As nations across the globe remain under lockdown, more sweeping powers are being assumed by governments in the name of containing the COVID-19 pandemic. Facing demands for relief from poor barrios running out of resources under his lockdown orders, Philippine President Rodrigo Duterte threatened to shoot protesters in the streets. Particularly naming the popular organization Kadamay as planning protests, Duterte said April 1: "Remember, you leftists: You are not the government. Do not go around causing trouble and riots because I will order you detained until this COVID [outbreak ends]. I will not hesitate. My orders are to the police and military...that if there is trouble... shoot them dead. Do you understand? Dead. Instead of causing trouble, I'll send you to the grave." (Rappler)

Netherlands to pay over Indonesia atrocities

The Hague District Court on March 25 ordered the Netherlands to pay compensation to the relatives of 11 men executed by Dutch soldiers in South Sulawesi in 1946 and 1947, during the 1945-49 Indonesian War of Independence. Ten of the cases under consideration were found to be summary executions; there was one case in which a man was randomly shot. The largest compensation, in the form of intangible damages of €10,000, was awarded to a man who witnessed his father's summary execution when he was a child. The relatives of other men were awarded material compensation for lost livelihood, varying from €123.48 to €3,634. The court explained that the amounts are low because many of the executed men were farmers who only earned about €100 a year. This judgment follows a series of “Indonesia cases,” which the Dutch courts have been hearing since 2011.

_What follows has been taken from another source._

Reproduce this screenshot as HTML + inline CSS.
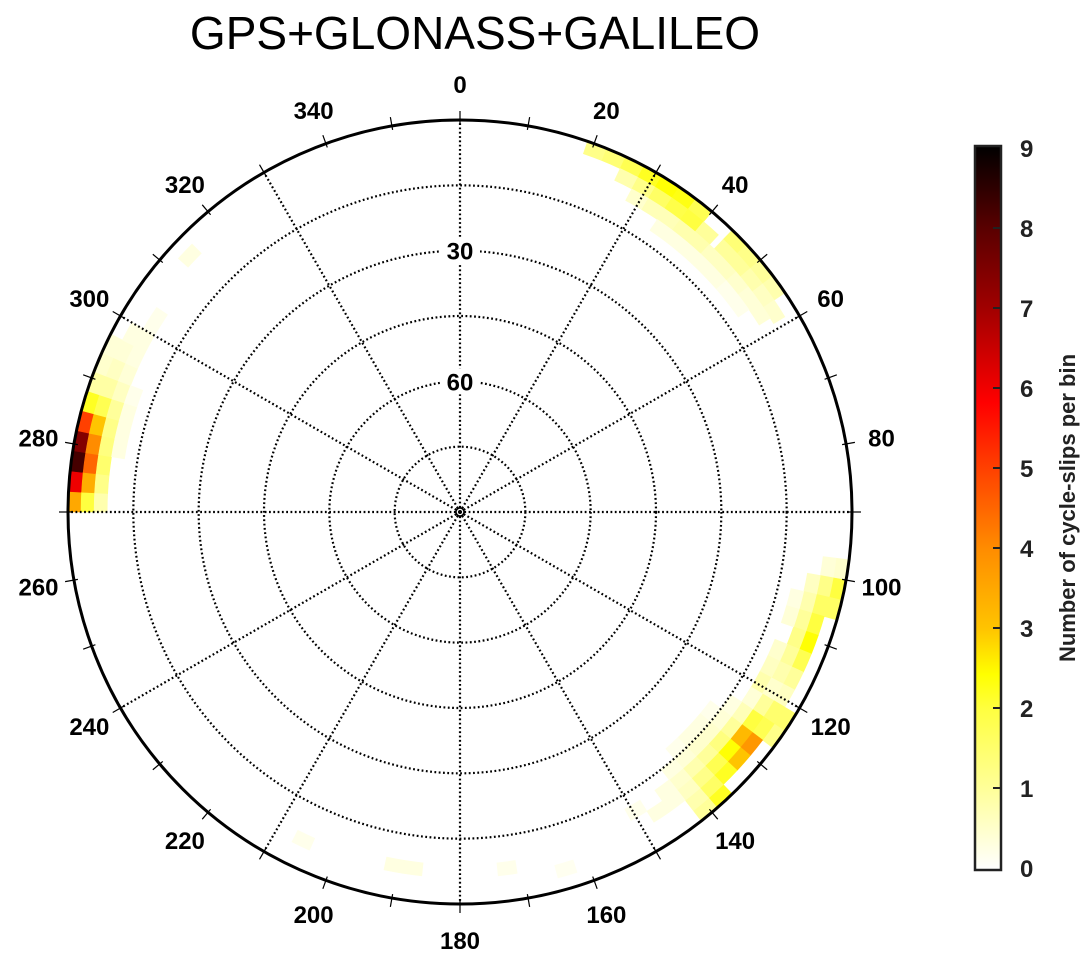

UN panel: 'highly likely' Assad bombs hospitals

A report by a special UN Headquarters Board of Inquiry ordered by the Secretary-General finds that it is "highly probable" that the Bashar Assad regime and allied forces have bombed hospitals and other civilian targets in Syria. The report, turned in April 6, cited air-strikes last year on a hospital, a clinic, and a childcare facility in opposition-held areas of Idlib and Hama provinces. All three were on a "deconfliction list" of protected sites that the UN had provided to Damascus. The Board of Inquiry also found it "plausible" the regime targeted another healthcare center. Yet the report failed to specifically mention Russia, which has also been engaged in the air-strikes, referring only to "the Government of Syria and/or its allies." The Assad regime has claimed that the targeted sites were being used by "terrorists."